3.2 Looking at the Data Pattern

3.2.1 Heat Map

This heatmap shows the correlation of data with the design groups of observations

High memory group have higher responses for almost all types of questions. The low memory gorup however, perform better than normal memory group in some of the spatial questions.

3.3 BADA Analysis

## [1] "It is estimated that your iterations will take 0.14 minutes."
## [1] "R is not in interactive() mode. Resample-based tests will be conducted. Please take note of the progress bar."
## ===========================================================================

3.3.1 Scree Plot

we can see that Dimensionality of the Space = No:of non zero eigenvalues = No:of groups - 1 Since our no:of groups is 3 (high, medium, low) the no:of eighenvalues are 2.

3.3.3 BADA: Column loadings

All the memory types are positively correlated with each other (Observe that all the arrows are towards one side of the origin) Dimension 1 : Mostly Represents Episodic memory. Dimension 2 : Segregates Memory for Future from Spatial Memory

3.3.4 Contribution plots

Dimension 1 : Episodic memory contributes the most Dimension 2 : Segregates Memory for Future from Spatial Memory

3.4 Fixed and Random effect

Fixed effect: predicting within the sample. Check for the accuracy of the predition. High accuracy indicates that it is good at predicting within sample. However, if the Random effect accuracy is very poor this would imply that there is overfitting of the data by this analysis.

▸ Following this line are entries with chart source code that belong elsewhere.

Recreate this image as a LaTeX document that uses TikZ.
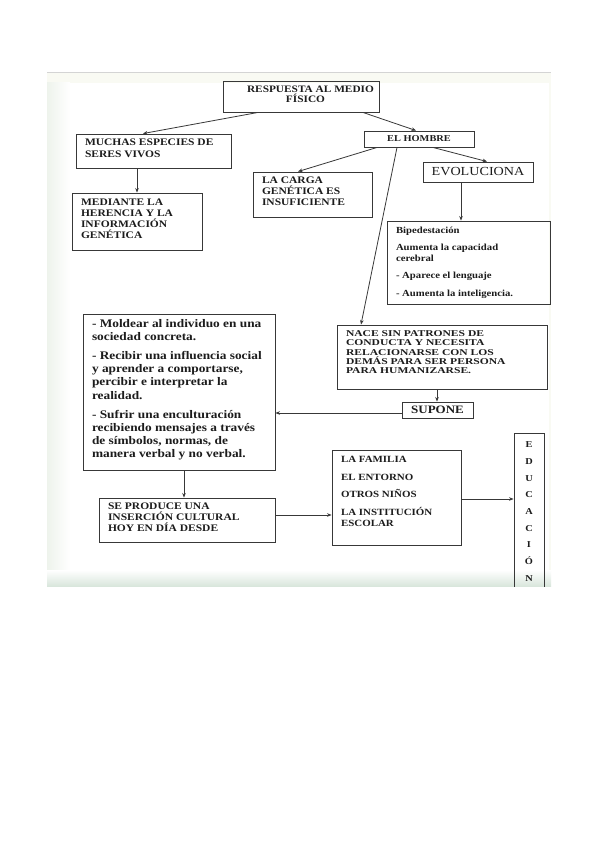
\documentclass[tikz,border=0pt]{standalone}
\usepackage{fontspec}
\setmainfont{Liberation Serif}[FakeStretch=1.15]
\newfontfamily\widefont{Liberation Serif}[FakeStretch=1.3]
\usetikzlibrary{arrows.meta,calc}
\definecolor{framebg}{HTML}{F9FAF3}
\definecolor{shadeL}{HTML}{EEF3EC}
\definecolor{shadeB}{HTML}{D9E6DC}
\definecolor{topline}{HTML}{D4D4D4}
\definecolor{lineg}{HTML}{383838}
\definecolor{txt}{HTML}{1C1C1C}
% #1 text width, #2 box height, #3 first baseline from top, #4 text
\newcommand{\bxt}[4]{\parbox[c][#2][t]{#1}{\raggedright\rule{0pt}{#3}#4}}
\newcommand{\bxc}[4]{\parbox[c][#2][t]{#1}{\centering\rule{0pt}{#3}#4}}
\begin{document}
\begin{tikzpicture}[x=1pt,y=-1pt,
  box/.style={draw=lineg, line width=0.9pt, text=txt, inner sep=0pt},
  lbox/.style={box, inner xsep=9pt, inner ysep=0pt},
  capsA/.style={font=\bfseries\fontsize{10}{#1}\selectfont},
  arr/.style={draw=lineg, line width=0.8pt, -{Stealth[length=4.5pt,width=3.6pt]}}
]
\useasboundingbox (0,0) rectangle (599,848);
\fill[white] (0,0) rectangle (599,848);
% frame of the picture
\fill[framebg] (47,72) rectangle (551,586);
\shade[left color=shadeL, right color=white] (47,83) rectangle (70,586);
\fill[white] (70,83) rectangle (549,570);
\shade[top color=white, bottom color=shadeB] (47,570) rectangle (551,586);
\draw[topline, line width=1.5pt] (47,72.75) -- (551,72.75);

\begin{scope}
\clip (47,72) rectangle (551,586);
% nodes
\node[box, font=\bfseries\fontsize{9.85}{10.5}\selectfont] (top) at (301,96.5)
  {\bxc{156pt}{31pt}{11.5pt}{\hspace*{19pt}RESPUESTA AL MEDIO\\\hspace*{9pt}FÍSICO}};
\node[lbox, capsA=12] (muchas) at (153.5,151)
  {\bxt{137pt}{34pt}{11.8pt}{MUCHAS ESPECIES DE\\SERES VIVOS}};
\node[box, minimum width=110pt, minimum height=16pt, font=\bfseries\fontsize{9}{10}\selectfont] (hombre) at (419,139)
  {EL HOMBRE};
\node[box, minimum width=110pt, minimum height=20pt, font=\fontsize{12.3}{13}\selectfont] (evol) at (478,172)
  {EVOLUCIONA};
\node[lbox, capsA=11.2] (carga) at (312.5,194.5)
  {\bxt{101pt}{45pt}{11.5pt}{LA CARGA\\GENÉTICA ES\\INSUFICIENTE}};
\node[lbox, capsA=10.9] (mediante) at (137,221.5)
  {\bxt{112pt}{57pt}{12.8pt}{MEDIANTE LA\\HERENCIA Y LA\\INFORMACIÓN\\GENÉTICA}};
\node[lbox, font=\bfseries\fontsize{9.3}{10.3}\selectfont] (biped) at (468.5,262.5)
  {\bxt{145pt}{83pt}{12pt}{Bipedestación\\[7.5pt]Aumenta la capacidad\\cerebral\\[7.5pt]- Aparece el lenguaje\\[7.5pt]- Aumenta la inteligencia.}};
\node[lbox, font=\bfseries\fontsize{11.6}{13.2}\selectfont] (moldear) at (179,392)
  {\bxt{174pt}{156pt}{13pt}{- Moldear al individuo en una\\sociedad concreta.\\[6pt]- Recibir una influencia social\\y aprender a comportarse,\\percibir e interpretar la\\realidad.\\[6pt]- Sufrir una enculturación\\recibiendo mensajes a través\\de símbolos, normas, de\\manera verbal y no verbal.}};
\node[lbox, font=\widefont\bfseries\fontsize{8.9}{9.35}\selectfont] (nace) at (442,357)
  {\bxt{192pt}{64pt}{11.5pt}{NACE SIN PATRONES DE\\CONDUCTA Y NECESITA\\RELACIONARSE CON LOS\\DEMÁS PARA SER PERSONA\\PARA HUMANIZARSE.}};
\node[box, minimum width=71pt, minimum height=16pt, font=\bfseries\fontsize{11.3}{12}\selectfont] (supone) at (437.5,410)
  {SUPONE};
\node[box, minimum width=30pt, minimum height=157pt, align=center, font=\bfseries\fontsize{9}{16.7}\selectfont] (educ) at (529,511.5)
  {E\\D\\U\\C\\A\\C\\I\\Ó\\N};
\node[lbox, capsA=10.8] (produce) at (187,520)
  {\bxt{158pt}{44pt}{11.5pt}{SE PRODUCE UNA\\INSERCIÓN CULTURAL\\HOY EN DÍA DESDE}};
\node[lbox, font=\bfseries\fontsize{9.5}{11}\selectfont] (familia) at (396.5,497.5)
  {\bxt{111pt}{95pt}{12.5pt}{LA FAMILIA\\[6.7pt]EL ENTORNO\\[6.7pt]OTROS NIÑOS\\[6.7pt]LA INSTITUCIÓN\\ESCOLAR}};

% connectors
\draw[arr] ([xshift=-43pt]top.south) -- ([xshift=-10.5pt]muchas.north);
\draw[arr] ([xshift=62pt]top.south) -- ([xshift=-3pt]hombre.north);
\draw[arr] ([xshift=-42pt]hombre.south) -- ([xshift=-14.5pt]carga.north);
\draw[arr] ([xshift=-22pt]hombre.south) -- ([xshift=-81pt]nace.north);
\draw[arr] ([xshift=14pt]hombre.south) -- ([xshift=9pt]evol.north);
\draw[arr] ([xshift=-16.5pt]muchas.south) -- (mediante.north);
\coordinate (e7) at ([xshift=-17pt]evol.south);
\draw[arr] (e7) -- (e7 |- biped.north);
\coordinate (e8) at ([xshift=-5pt]nace.south);
\draw[arr] (e8) -- (e8 |- supone.north);
\coordinate (e9) at ([yshift=-3pt]supone.west);
\draw[arr] (e9) -- (e9 -| moldear.east);
\coordinate (e10) at ([xshift=5pt]moldear.south);
\draw[arr] (e10) -- (e10 |- produce.north);
\coordinate (e11) at ([yshift=5pt]produce.east);
\draw[arr] (e11) -- (e11 -| familia.west);
\coordinate (e12) at ([yshift=-1.5pt]familia.east);
\draw[arr] (e12) -- (e12 -| educ.west);
\end{scope}
\end{tikzpicture}
\end{document}
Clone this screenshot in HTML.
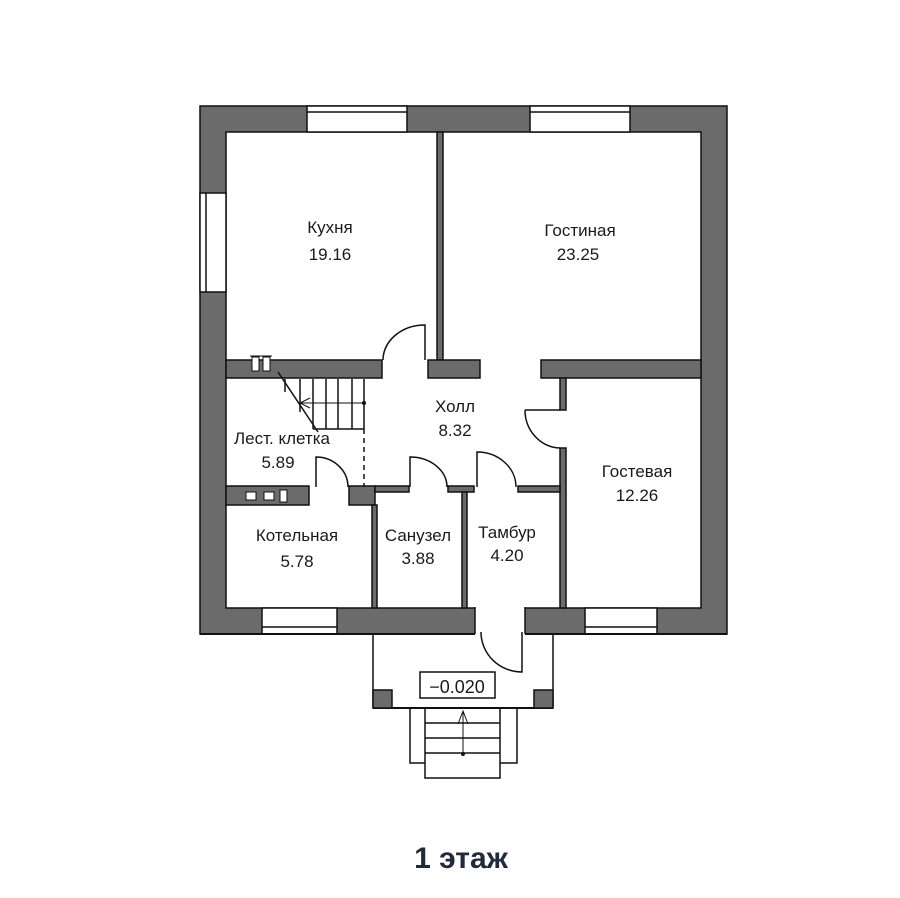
<!DOCTYPE html>
<html><head><meta charset="utf-8"><style>
html,body{margin:0;padding:0;background:#fff;}
svg{display:block}
text{font-family:"Liberation Sans Narrow","Liberation Sans",sans-serif;fill:#1a1a1a;font-size:17px;text-anchor:middle}
</style></head><body>
<svg width="900" height="898" viewBox="0 0 900 898" xmlns="http://www.w3.org/2000/svg">
<g stroke="#111" stroke-width="1.5" fill="#6b6b6b">
<!-- outer wall -->
<path d="M200,106 H727 V634 H200 Z M226,132 V608 H701 V132 Z" fill-rule="evenodd"/>
</g>
<!-- windows -->
<g fill="#fff" stroke="#111" stroke-width="1.5">
<rect x="307" y="106" width="100" height="26"/>
<line x1="307" y1="112" x2="407" y2="112"/>
<rect x="530" y="106" width="100" height="26"/>
<line x1="530" y1="112" x2="630" y2="112"/>
<rect x="200" y="193" width="26" height="99"/>
<line x1="206" y1="193" x2="206" y2="292"/>
<rect x="262" y="608" width="75" height="26"/>
<line x1="262" y1="627" x2="337" y2="627"/>
<rect x="585" y="608" width="72" height="26"/>
<line x1="585" y1="627" x2="657" y2="627"/>
</g>
<!-- entrance opening -->
<rect x="475" y="607" width="50" height="29" fill="#fff"/>
<line x1="475" y1="607" x2="475" y2="634" stroke="#111" stroke-width="1.5"/>
<line x1="525" y1="607" x2="525" y2="634" stroke="#111" stroke-width="1.5"/>
<line x1="200" y1="634" x2="475" y2="634" stroke="#111" stroke-width="2"/>
<line x1="525" y1="634" x2="727" y2="634" stroke="#111" stroke-width="2"/>
<!-- interior walls -->
<g stroke="#111" stroke-width="1.5" fill="#6b6b6b">
<rect x="437" y="132" width="6" height="228"/>
<rect x="226" y="360" width="156" height="18"/>
<rect x="428" y="360" width="52" height="18"/>
<rect x="541" y="360" width="160" height="18"/>
<rect x="560" y="378" width="6" height="32"/>
<rect x="560" y="448" width="6" height="160"/>
<rect x="226" y="486" width="83" height="19"/>
<rect x="349" y="486" width="26" height="19"/>
<rect x="372" y="505" width="5" height="103"/>
<rect x="375" y="486" width="34" height="6"/>
<rect x="448" y="486" width="26" height="6"/>
<rect x="462" y="492" width="5" height="116"/>
<rect x="518" y="486" width="42" height="6"/>
</g>
<!-- doors -->
<g fill="none" stroke="#111" stroke-width="1.5">
<path d="M425,360 V325 A42,35 0 0 0 383,360"/>
<path d="M525,410 H560 M525,410 A36,38 0 0 0 560,448"/>
<path d="M316,487 V457 A32,30 0 0 1 348,487"/>
<path d="M410,487 V457 A37,30 0 0 1 447,487"/>
<path d="M477,487 V452 A39,35 0 0 1 516,487"/>
<path d="M522,632 V672 A41,40 0 0 1 481,632"/>
</g>
<!-- radiators -->
<g fill="#fff" stroke="#111" stroke-width="1">
<rect x="252" y="357" width="7" height="14"/><rect x="263" y="357" width="7" height="14"/>
<line x1="250" y1="356" x2="272" y2="356"/>
<rect x="246" y="492" width="10" height="8"/><rect x="264" y="492" width="10" height="8"/><rect x="280" y="490" width="7" height="12"/>
</g>
<!-- stairs -->
<g stroke="#111" stroke-width="1.5" fill="none">
<line x1="285" y1="379" x2="285" y2="392"/>
<line x1="300" y1="379" x2="300" y2="412"/>
<line x1="313" y1="379" x2="313" y2="429"/>
<line x1="326" y1="379" x2="326" y2="429"/>
<line x1="338" y1="379" x2="338" y2="429"/>
<line x1="352" y1="379" x2="352" y2="429"/>
<line x1="364" y1="379" x2="364" y2="429"/>
<line x1="313" y1="429" x2="364" y2="429"/>
<line x1="278" y1="372" x2="318" y2="432"/>
<line x1="300" y1="403" x2="364" y2="403" stroke-width="1"/>
<path d="M310,398 L300,403 L310,408" stroke-width="1"/>
<line x1="364" y1="429" x2="364" y2="487" stroke-dasharray="5,4"/>
</g>
<circle cx="364" cy="403" r="2" fill="#111"/>
<!-- porch -->
<g stroke="#111" stroke-width="1.5" fill="none">
<line x1="373" y1="634" x2="373" y2="708"/>
<line x1="553" y1="634" x2="553" y2="708"/>
<line x1="373" y1="708" x2="553" y2="708" stroke-width="2"/>
<rect x="373" y="690" width="19" height="18" fill="#6b6b6b"/>
<rect x="534" y="690" width="19" height="18" fill="#6b6b6b"/>
<rect x="420" y="672" width="75" height="26" fill="#fff"/>
<path d="M410,708 V763 H425 M517,708 V763 H500"/>
<rect x="425" y="708" width="75" height="70"/>
<line x1="425" y1="723" x2="500" y2="723"/>
<line x1="425" y1="738" x2="500" y2="738"/>
<line x1="425" y1="753" x2="500" y2="753"/>
<line x1="463" y1="754" x2="463" y2="712" stroke-width="1"/>
<path d="M458,724 L463,711 L468,724" stroke-width="1"/>
</g>
<circle cx="463" cy="754" r="2" fill="#111"/>
<text x="457" y="693" style="font-size:18px">−0.020</text>
<!-- labels -->
<text x="330" y="233">Кухня</text><text x="330" y="260">19.16</text>
<text x="580" y="236">Гостиная</text><text x="578" y="260">23.25</text>
<text x="455" y="412">Холл</text><text x="455" y="436">8.32</text>
<text x="282" y="444">Лест. клетка</text><text x="278" y="468">5.89</text>
<text x="637" y="477">Гостевая</text><text x="637" y="501">12.26</text>
<text x="297" y="541">Котельная</text><text x="297" y="567">5.78</text>
<text x="418" y="541">Санузел</text><text x="418" y="564">3.88</text>
<text x="507" y="538">Тамбур</text><text x="507" y="561">4.20</text>
<text x="461" y="868" style="font-family:'Liberation Sans',sans-serif;font-size:30px;font-weight:bold;fill:#1f2b3c">1 этаж</text>
</svg>
</body></html>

Random effect: predicting outside the sample. If the Random effect accuracy is high this would imply that the analysis is robust and could be generalized across datasets. However keep in mind that in case of BADA we use the leaveone out/Jacknife method to check for stability which is prone to same sample bias.

Confusion Matrix

BADA fails to perform well at segregating between the groups.

##       .High .Norm .Low
## .High     0     0    0
## .Norm    72    72   72
## .Low      0     0    0
## [1] 0.3333333
##                 .High.actual .Norm.actual .Low.actual
## .High.predicted            0            0           0
## .Norm.predicted           72           72          72
## .Low.predicted             0            0           0
## [1] 0.3333333

3.5 Conclusion

Note: these interpretations are exactly similar to that of PCA

  • Component 1: Participanta who were grouped as high Autobiographical Memory have higher episodic memory.

  • Component 2: Tends to seperate semantic memory which from memory that requires imagination like future and spatial memory.

Note: Semantic memory is based on facts, meanings, concepts and knowledge about the external world that we have acquired and is independent of personal experience and of the spatial/temporal context in which it was acquired.

  • Component 3: Explains how Future memory is different or separates from Spatial Memory.

Note: BADA does not do a good job in separating the groups. Not very useful for SAM dataset.